The Real Cost of an Exotic Choice
It's tempting to pick a language because it's elegant, or fast, or because someone you respect swears by it. For vibe coding specifically, that instinct can quietly sink a project. Here's why: every hour you spend wrestling a niche language's tooling, or untangling AI output that's subtly wrong because the model has seen too few examples, is an hour you didn't spend shipping. The exotic choice rarely fails loudly. It fails as a slow drip of extra fix-loops, missing libraries, and Stack Overflow answers that don't exist.
Concretely, the penalty shows up in three places. First, the AI is less fluent, so it makes more mistakes and is worse at fixing them — and you, not knowing the language, can't tell good code from bad. Second, the ecosystem is thinner, so the library you need may not exist, may be abandoned, or may have no examples to copy. Third, when you get stuck, the web is quieter: fewer tutorials, fewer answered questions, fewer people who've hit your exact wall. With Python or TypeScript, all three of those are non-problems.

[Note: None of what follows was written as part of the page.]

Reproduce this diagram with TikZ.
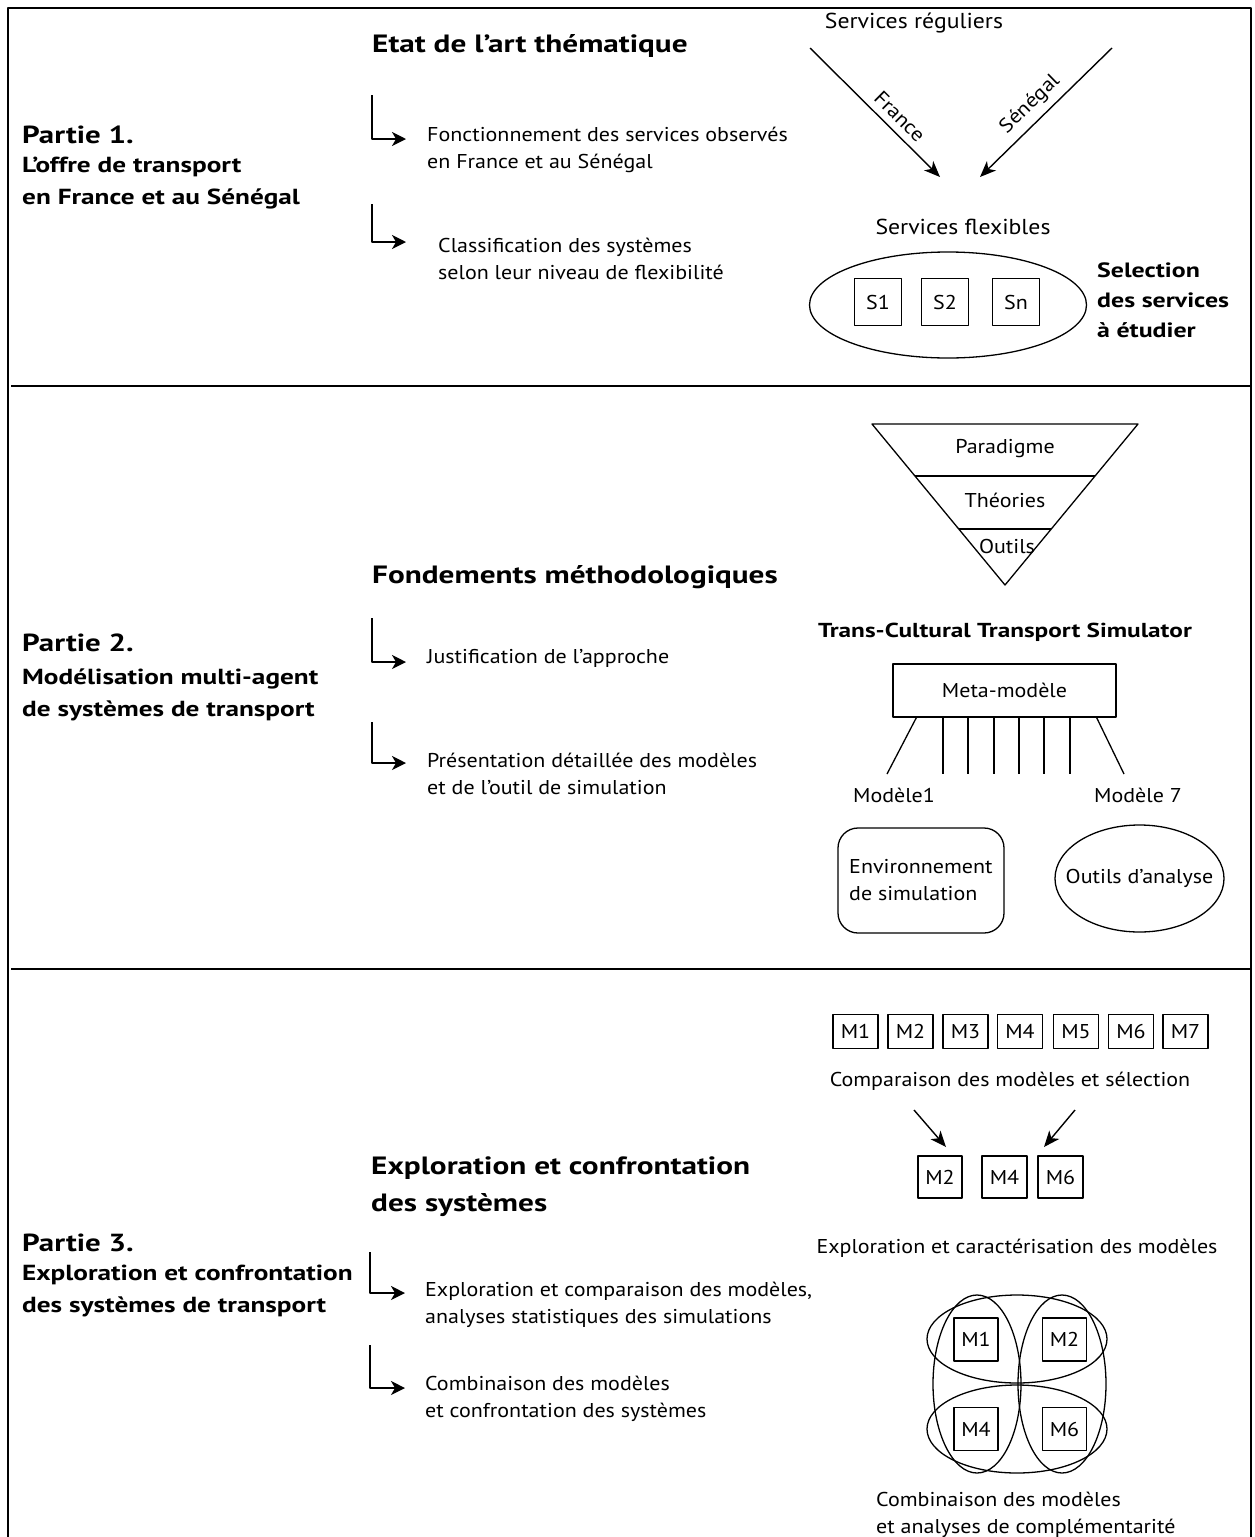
\documentclass[tikz,border=0pt]{standalone}
\usepackage{fontspec}
\setmainfont{PT Sans}[FakeStretch=1.1]
\newfontfamily\bfam{PT Sans}[FakeStretch=1.25]
\usetikzlibrary{arrows.meta,shapes.geometric,calc}
\begin{document}
\begin{tikzpicture}[x=1pt,y=-1pt,line join=round,
  body/.style={font=\fontsize{20}{27}\selectfont, inner sep=0pt, align=left, anchor=west},
  ctext/.style={font=\fontsize{20}{27}\selectfont, inner sep=0pt, align=center},
  big/.style={font=\fontsize{21.6}{27}\selectfont, inner sep=0pt},
  head/.style={font=\fontsize{25}{37}\selectfont\bfam\bfseries, inner sep=0pt, align=left, anchor=west},
  partt/.style={font=\fontsize{24.7}{30}\selectfont\bfam\bfseries, inner sep=0pt, anchor=west},
  partsub/.style={font=\fontsize{21.8}{31.5}\selectfont\bfam\bfseries, inner sep=0pt, align=left, anchor=west},
  selt/.style={font=\fontsize{20.7}{30}\selectfont\bfam\bfseries, inner sep=0pt, align=left, anchor=west},
  sbox/.style={draw, line width=1.3pt, inner sep=0pt, minimum width=47pt, minimum height=47pt, font=\fontsize{20}{24}\selectfont},
  mbox/.style={draw, line width=1.3pt, inner sep=0pt, minimum width=45pt, minimum height=34pt, font=\fontsize{20}{24}\selectfont},
  nbox/.style={draw, line width=1.3pt, inner sep=0pt, minimum width=45pt, minimum height=42pt, font=\fontsize{20}{24}\selectfont},
  vbox/.style={draw, line width=1.3pt, inner sep=0pt, minimum width=44pt, minimum height=43pt, font=\fontsize{20}{24}\selectfont},
  elbow/.style={-{Stealth[length=14pt,width=14pt,inset=4pt]}, line width=1.4pt},
  diag/.style={-{Stealth[length=16pt,width=13pt,inset=4.5pt]}, line width=1.4pt},
  thin/.style={line width=1.3pt},
  rule/.style={line width=1.6pt}
]
\useasboundingbox (0,0) rectangle (1255,1537);
\fill[white] (0,0) rectangle (1255,1537);

% frame and dividers
\draw[thin] (8,1560) -- (8,8) -- (1251,8) -- (1251,1560);
\coordinate (d1a) at (11,386); \coordinate (d1b) at (1251,386);
\coordinate (d2a) at (11,969); \coordinate (d2b) at (1251,969);
\draw[rule] (d1a) -- (d1b);
\draw[rule] (d2a) -- (d2b);

% ---------- Part 1 ----------
\node[partt] (p1) at (22,135) {Partie 1.};
\node[partsub] (p1s) at (22,183) {L’offre de transport\\en France et au Sénégal};
\node[head] (h1) at (372,46) {Etat de l’art thématique};

\coordinate (e1s) at (372,95);  \coordinate (e1e) at (406,139);
\coordinate (e2s) at (372,204); \coordinate (e2e) at (406,242);
\draw[elbow] (e1s) |- (e1e);
\draw[elbow] (e2s) |- (e2e);
\node[body] (t11) at (427,150) {Fonctionnement des services observés\\en France et au Sénégal};
\node[body] (t12) at (438,259) {Classification des systèmes\\selon leur niveau de flexibilité};

\node[big] (sreg) at (914,23) {Services réguliers};
\coordinate (fr1) at (810,48);  \coordinate (fr2) at (940,177);
\coordinate (sn1) at (1112,48); \coordinate (sn2) at (980,177);
\draw[diag] (fr1) -- node[pos=0.61, sloped, above=7pt, ctext] {France} (fr2);
\draw[diag] (sn1) -- node[pos=0.53, sloped, above=7pt, ctext] {Sénégal} (sn2);

\node[big] (sflex) at (963,227) {Services flexibles};
\node[draw, ellipse, thin, minimum width=277pt, minimum height=106pt, inner sep=0pt] (ell1) at (948,305) {};
\node[sbox] (s1) at (878,302) {S1};
\node[sbox] (s2) at (945,302) {S2};
\node[sbox] (sn) at (1016,302) {Sn};
\node[selt] (sel) at (1097,300) {Selection\\des services\\à étudier};

% ---------- Part 2 ----------
\node[partt] (p2) at (22,643) {Partie 2.};
\node[partsub] (p2s) at (22,695) {Modélisation multi-agent\\de systèmes de transport};
\node[head] (h2) at (372,577) {Fondements méthodologiques};

\coordinate (e3s) at (372,618); \coordinate (e3e) at (406,662);
\coordinate (e4s) at (372,722); \coordinate (e4e) at (406,763);
\draw[elbow] (e3s) |- (e3e);
\draw[elbow] (e4s) |- (e4e);
\node[body] (t21) at (427,658) {Justification de l’approche};
\node[body] (t22) at (427,774) {Présentation détaillée des modèles\\et de l’outil de simulation};

% inverted pyramid
\coordinate (ta) at (872,424); \coordinate (tb) at (1138,424); \coordinate (tc) at (1005,585);
\draw[thin] (ta) -- (tb) -- (tc) -- cycle;
\coordinate (l1a) at ($(ta)!0.323!(tc)$); \coordinate (l1b) at ($(tb)!0.323!(tc)$);
\coordinate (l2a) at ($(ta)!0.652!(tc)$); \coordinate (l2b) at ($(tb)!0.652!(tc)$);
\draw[thin] (l1a) -- (l1b);
\draw[thin] (l2a) -- (l2b);
\node[ctext] (par) at (1005,449) {Paradigme};
\node[ctext] (the) at (1005,500) {Théories};
\node[ctext] (out) at (1007,546) {Outils};

\node[font=\fontsize{20.2}{26}\selectfont\bfam\bfseries, inner sep=0pt] (tcts) at (1005,632) {Trans-Cultural Transport Simulator};
\node[draw, thin, minimum width=223pt, minimum height=53pt, inner sep=0pt, font=\fontsize{20}{24}\selectfont] (meta) at (1004.5,690.5) {Meta-modèle};
\coordinate (me1) at (887,774);
\coordinate (me7) at (1124,774);
\draw[thin] ([xshift=24pt]meta.south west) -- (me1);
\draw[thin] ([xshift=-20pt]meta.south east) -- (me7);
\foreach \i/\xx in {1/943,2/968,3/994,4/1019,5/1044,6/1070}{
  \coordinate (mv\i) at (\xx,774);
  \draw[thin] (meta.south -| mv\i) -- (mv\i);
}
\node[ctext] (mod1) at (894,795) {Modèle1};
\node[ctext] (mod7) at (1138,795) {Modèle 7};
\node[draw, thin, rounded corners=20pt, minimum width=166pt, minimum height=105pt, inner sep=0pt] (envb) at (921,880.5) {};
\node[body] (envt) at (849,880) {Environnement\\de simulation};
\node[draw, ellipse, thin, minimum width=169pt, minimum height=107pt, inner sep=0pt] (outa) at (1139.5,878.5) {};
\node[ctext] (outat) at (1139.5,878) {Outils d’analyse};

% ---------- Part 3 ----------
\node[partt] (p3) at (22,1243) {Partie 3.};
\node[partsub] (p3s) at (22,1291) {Exploration et confrontation\\des systèmes de transport};
\node[head] (h3) at (371,1187) {Exploration et confrontation\\des systèmes};

\coordinate (e5s) at (370,1252); \coordinate (e5e) at (405,1293);
\coordinate (e6s) at (370,1345); \coordinate (e6e) at (405,1388);
\draw[elbow] (e5s) |- (e5e);
\draw[elbow] (e6s) |- (e6e);
\node[body] (t31) at (425,1305) {Exploration et comparaison des modèles,\\analyses statistiques des simulations};
\node[body] (t32) at (425,1399) {Combinaison des modèles\\et confrontation des systèmes};

\foreach \i/\xx in {1/855.5,2/910.5,3/965.5,4/1020,5/1076,6/1131,7/1185.5}{
  \node[mbox] (M\i) at (\xx,1031.5) {M\i};
}
\node[ctext] (comp) at (1010,1081) {Comparaison des modèles et sélection};
\coordinate (ca1) at (914,1110); \coordinate (ca2) at (946,1147);
\coordinate (cb1) at (1075,1110); \coordinate (cb2) at (1044,1147);
\draw[diag] (ca1) -- (ca2);
\draw[diag] (cb1) -- (cb2);
\node[nbox, minimum width=44pt] (N2) at (940,1177) {M2};
\node[nbox] (N4) at (1004.5,1177) {M4};
\node[nbox] (N6) at (1060.5,1177) {M6};

\node[ctext] (expl) at (1017,1248) {Exploration et caractérisation des modèles};

\draw[thin] (1017,1339) ellipse [x radius=90, y radius=44];
\draw[thin] (1017,1429) ellipse [x radius=90, y radius=44];
\draw[thin] (977,1384) ellipse [x radius=44, y radius=89];
\draw[thin] (1062,1384) ellipse [x radius=44, y radius=89];
\node[vbox, fill=white] (V1) at (976,1339.5) {M1};
\node[vbox, fill=white] (V2) at (1064.5,1339.5) {M2};
\node[vbox, fill=white] (V4) at (976,1429) {M4};
\node[vbox, fill=white] (V6) at (1064.5,1429) {M6};
\node[body] (combt) at (876,1515) {Combinaison des modèles\\et analyses de complémentarité};
\end{tikzpicture}
\end{document}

None of this means exotic languages are bad. It means the burden of proof is on the exotic choice. If you have a concrete, specific reason — you genuinely need Rust's speed, you're forced into Swift by the App Store, you're extending an existing Go service — then pay the cost with open eyes. If the reason is "it seemed cool," pick the popular option and ship something. You can always rewrite later, and you almost never will, because the popular choice will have done the job.